Work to be completed –
Repeat the listing that follows, character for character, minus the pictures.

Collected data –
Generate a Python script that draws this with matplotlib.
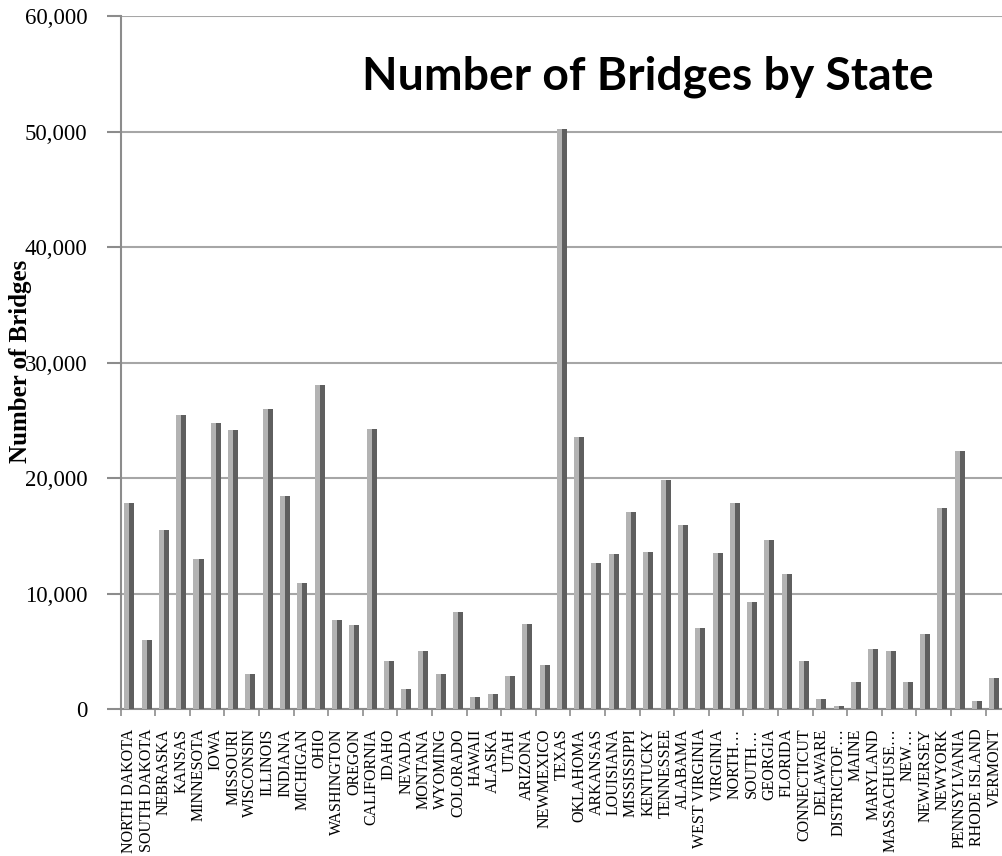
import numpy as np
import matplotlib
matplotlib.use("Agg")
import matplotlib.pyplot as plt

states = [
    "NORTH DAKOTA", "SOUTH DAKOTA", "NEBRASKA", "KANSAS", "MINNESOTA", "IOWA",
    "MISSOURI", "WISCONSIN", "ILLINOIS", "INDIANA", "MICHIGAN", "OHIO",
    "WASHINGTON", "OREGON", "CALIFORNIA", "IDAHO", "NEVADA", "MONTANA",
    "WYOMING", "COLORADO", "HAWAII", "ALASKA", "UTAH", "ARIZONA",
    "NEWMEXICO", "TEXAS", "OKLAHOMA", "ARKANSAS", "LOUISIANA", "MISSISSIPPI",
    "KENTUCKY", "TENNESSEE", "ALABAMA", "WEST VIRGINIA", "VIRGINIA", "NORTH…",
    "SOUTH…", "GEORGIA", "FLORIDA", "CONNECTICUT", "DELAWARE", "DISTRICTOF…",
    "MAINE", "MARYLAND", "MASSACHUSE…", "NEW…", "NEWJERSEY", "NEWYORK",
    "PENNSYLVANIA", "RHODE ISLAND", "VERMONT",
]

bridges = [
    17810, 5950, 15470, 25450, 13020, 24790,
    24130, 3030, 26000, 18470, 10910, 28020,
    7700, 7250, 24210, 4130, 1700, 5020,
    3030, 8370, 1010, 1270, 2830, 7360,
    3810, 50220, 23550, 12610, 13390, 17030,
    13560, 19800, 15900, 7040, 13480, 17810,
    9240, 14600, 11690, 4130, 840, 260,
    2370, 5170, 5050, 2370, 6460, 17370,
    22340, 690, 2710,
]

yticks = [0, 10000, 20000, 30000, 40000, 50000, 60000]

fig = plt.figure(figsize=(10.03, 8.56), dpi=100)
ax = fig.add_axes([0.1203, 0.1717, 0.8797, 0.8096])

x = np.arange(len(states))
w = 0.58
# two-tone bars: light left half, dark right half
ax.bar(x - w / 4, bridges, width=w / 2, color="#b3b3b3", zorder=3)
ax.bar(x + w / 4, bridges, width=w / 2, color="#5f5f5f", zorder=3)

ax.set_xlim(-0.5, len(states) - 0.5)
ax.set_ylim(0, 60000)
ax.set_yticks(yticks)
ax.set_yticklabels([f"{v:,}" for v in yticks], fontfamily="Liberation Serif", fontsize=16.5)
ax.yaxis.grid(True, color="#a6a6a6", linewidth=1.5, zorder=0)

ax.set_xticks(x)
ax.set_xticklabels(states, rotation=90, fontfamily="Liberation Serif", fontsize=11.5)
ax.set_xticks(np.arange(-0.5, len(states), 2), minor=True)
ax.tick_params(axis="x", which="major", length=0, pad=14)
ax.tick_params(axis="x", which="minor", length=5, color="#8c8c8c", width=1.2)
ax.tick_params(axis="y", length=10, color="#8c8c8c", width=1.5, pad=14)

for side in ["top", "right"]:
    ax.spines[side].set_visible(False)
for side in ["left", "bottom"]:
    ax.spines[side].set_color("#8c8c8c")
    ax.spines[side].set_linewidth(1.5)

fig.text(0.6455, 1 - 89 / 856, "Number of Bridges by State", ha="center", va="baseline",
         fontfamily="Lato", fontweight="bold", fontsize=33.3)
fig.text(21 / 1003, 1 - 361 / 856, "Number of Bridges", rotation=90, ha="center", va="center",
         fontfamily="Liberation Serif", fontweight="bold", fontsize=18)

fig.savefig("out.png", dpi=100)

Answer to this problem –
Generate a Python script that draws this with matplotlib.
import numpy as np
import matplotlib
matplotlib.use("Agg")
import matplotlib.pyplot as plt

states = [
    "NORTH DAKOTA", "SOUTH DAKOTA", "NEBRASKA", "KANSAS", "MINNESOTA", "IOWA",
    "MISSOURI", "WISCONSIN", "ILLINOIS", "INDIANA", "MICHIGAN", "OHIO",
    "WASHINGTON", "OREGON", "CALIFORNIA", "IDAHO", "NEVADA", "MONTANA",
    "WYOMING", "COLORADO", "HAWAII", "ALASKA", "UTAH", "ARIZONA",
    "NEWMEXICO", "TEXAS", "OKLAHOMA", "ARKANSAS", "LOUISIANA", "MISSISSIPPI",
    "KENTUCKY", "TENNESSEE", "ALABAMA", "WEST VIRGINIA", "VIRGINIA", "NORTH…",
    "SOUTH…", "GEORGIA", "FLORIDA", "CONNECTICUT", "DELAWARE", "DISTRICTOF…",
    "MAINE", "MARYLAND", "MASSACHUSE…", "NEW…", "NEWJERSEY", "NEWYORK",
    "PENNSYLVANIA", "RHODE ISLAND", "VERMONT",
]

bridges = [
    17810, 5950, 15470, 25450, 13020, 24790,
    24130, 3030, 26000, 18470, 10910, 28020,
    7700, 7250, 24210, 4130, 1700, 5020,
    3030, 8370, 1010, 1270, 2830, 7360,
    3810, 50220, 23550, 12610, 13390, 17030,
    13560, 19800, 15900, 7040, 13480, 17810,
    9240, 14600, 11690, 4130, 840, 260,
    2370, 5170, 5050, 2370, 6460, 17370,
    22340, 690, 2710,
]

yticks = [0, 10000, 20000, 30000, 40000, 50000, 60000]

fig = plt.figure(figsize=(10.03, 8.56), dpi=100)
ax = fig.add_axes([0.1203, 0.1717, 0.8797, 0.8096])

x = np.arange(len(states))
w = 0.58
# two-tone bars: light left half, dark right half
ax.bar(x - w / 4, bridges, width=w / 2, color="#b3b3b3", zorder=3)
ax.bar(x + w / 4, bridges, width=w / 2, color="#5f5f5f", zorder=3)

ax.set_xlim(-0.5, len(states) - 0.5)
ax.set_ylim(0, 60000)
ax.set_yticks(yticks)
ax.set_yticklabels([f"{v:,}" for v in yticks], fontfamily="Liberation Serif", fontsize=16.5)
ax.yaxis.grid(True, color="#a6a6a6", linewidth=1.5, zorder=0)

ax.set_xticks(x)
ax.set_xticklabels(states, rotation=90, fontfamily="Liberation Serif", fontsize=11.5)
ax.set_xticks(np.arange(-0.5, len(states), 2), minor=True)
ax.tick_params(axis="x", which="major", length=0, pad=14)
ax.tick_params(axis="x", which="minor", length=5, color="#8c8c8c", width=1.2)
ax.tick_params(axis="y", length=10, color="#8c8c8c", width=1.5, pad=14)

for side in ["top", "right"]:
    ax.spines[side].set_visible(False)
for side in ["left", "bottom"]:
    ax.spines[side].set_color("#8c8c8c")
    ax.spines[side].set_linewidth(1.5)

fig.text(0.6455, 1 - 89 / 856, "Number of Bridges by State", ha="center", va="baseline",
         fontfamily="Lato", fontweight="bold", fontsize=33.3)
fig.text(21 / 1003, 1 - 361 / 856, "Number of Bridges", rotation=90, ha="center", va="center",
         fontfamily="Liberation Serif", fontweight="bold", fontsize=18)

fig.savefig("out.png", dpi=100)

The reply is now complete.